*Source excerpt*.
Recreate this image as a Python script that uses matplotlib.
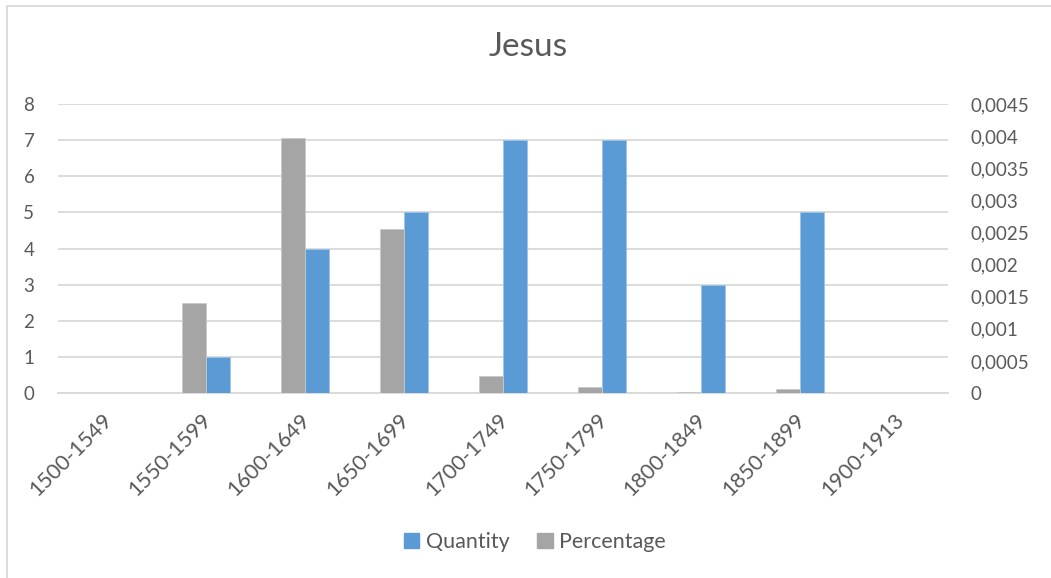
import matplotlib.pyplot as plt
import matplotlib.patches as patches
import matplotlib.transforms as mtransforms
from matplotlib.ticker import FuncFormatter, MultipleLocator
import numpy as np

# data
periods = ["1500-1549", "1550-1599", "1600-1649", "1650-1699", "1700-1749",
           "1750-1799", "1800-1849", "1850-1899", "1900-1913"]
quantity = [0, 1, 4, 5, 7, 7, 3, 5, 0]
percentage = [0, 0.0014, 0.00397, 0.00255, 0.00027, 0.0001, 0.00002, 0.00006, 0]

blue = "#5B9BD5"
grey = "#A5A5A5"
txt = "#595959"
plt.rcParams['font.family'] = ['Lato', 'DejaVu Sans']

fig = plt.figure(figsize=(10.51, 5.78), dpi=100)
ax = fig.add_axes([58 / 1051, 1 - 393 / 578, 890 / 1051, 289 / 578])
ax2 = ax.twinx()

x = np.arange(len(periods))
w = 0.243

ax.bar(x + w / 2, quantity, w, color=blue, edgecolor="#9DC3E6", linewidth=0.6, zorder=3)
ax2.bar(x - w / 2, percentage, w, color=grey, edgecolor="#C9C9C9", linewidth=0.6, zorder=3)

ax.set_xlim(-0.5, len(periods) - 0.5)
ax.set_ylim(0, 8)
ax2.set_ylim(0, 0.0045)
ax.yaxis.set_major_locator(MultipleLocator(1))
ax2.yaxis.set_major_locator(MultipleLocator(0.0005))


def comma_fmt(v, pos):
    if abs(v) < 1e-12:
        return "0"
    s = f"{v:.4f}".rstrip('0').rstrip('.')
    return s.replace('.', ',')


ax2.yaxis.set_major_formatter(FuncFormatter(comma_fmt))

ax.grid(axis='y', color="#D9D9D9", linewidth=1.3, zorder=0)
ax.set_axisbelow(True)
for a in (ax, ax2):
    for s in a.spines.values():
        s.set_visible(False)
    a.tick_params(length=0, labelsize=13.5, labelcolor=txt)
ax.spines['bottom'].set_visible(True)
ax.spines['bottom'].set_color("#D9D9D9")
ax.spines['bottom'].set_linewidth(1.3)
ax.tick_params(axis='y', pad=17)
ax2.tick_params(axis='y', pad=16)

ax.set_xticks(x)
ax.set_xticklabels(periods, rotation=45, ha='right', va='top', rotation_mode='anchor',
                   fontsize=15.5)
ax.tick_params(axis='x', pad=12)
shift = mtransforms.ScaledTranslation(-5 / 100, 0, fig.dpi_scale_trans)
for lbl in ax.get_xticklabels():
    lbl.set_transform(lbl.get_transform() + shift)

fig.text(0.503, 1 - 47 / 578, "Jesus", ha='center', va='center', fontsize=24, color=txt)

# legend
h1 = patches.Patch(color=blue, label="Quantity")
h2 = patches.Patch(color=grey, label="Percentage")
fig.legend(handles=[h1, h2], loc='center', bbox_to_anchor=(0.509, 1 - 542 / 578), ncol=2,
           frameon=False, fontsize=15.5, labelcolor=txt, handlelength=0.7, handleheight=0.7,
           handletextpad=0.3, columnspacing=1.3)

# chart border
fig.patches.append(patches.Rectangle((7 / 1051, -0.02), 1.1, 1 - 6 / 578 + 0.02,
                                     transform=fig.transFigure, fill=False,
                                     edgecolor="#D9D9D9", linewidth=1.3))

fig.savefig("out.png", dpi=100)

*What you have to do*. Return all the lines that contain the string "matplotlib".

*Correct answer*.
Recreate this image as a Python script that uses matplotlib.
import matplotlib.pyplot as plt
import matplotlib.patches as patches
import matplotlib.transforms as mtransforms
from matplotlib.ticker import FuncFormatter, MultipleLocator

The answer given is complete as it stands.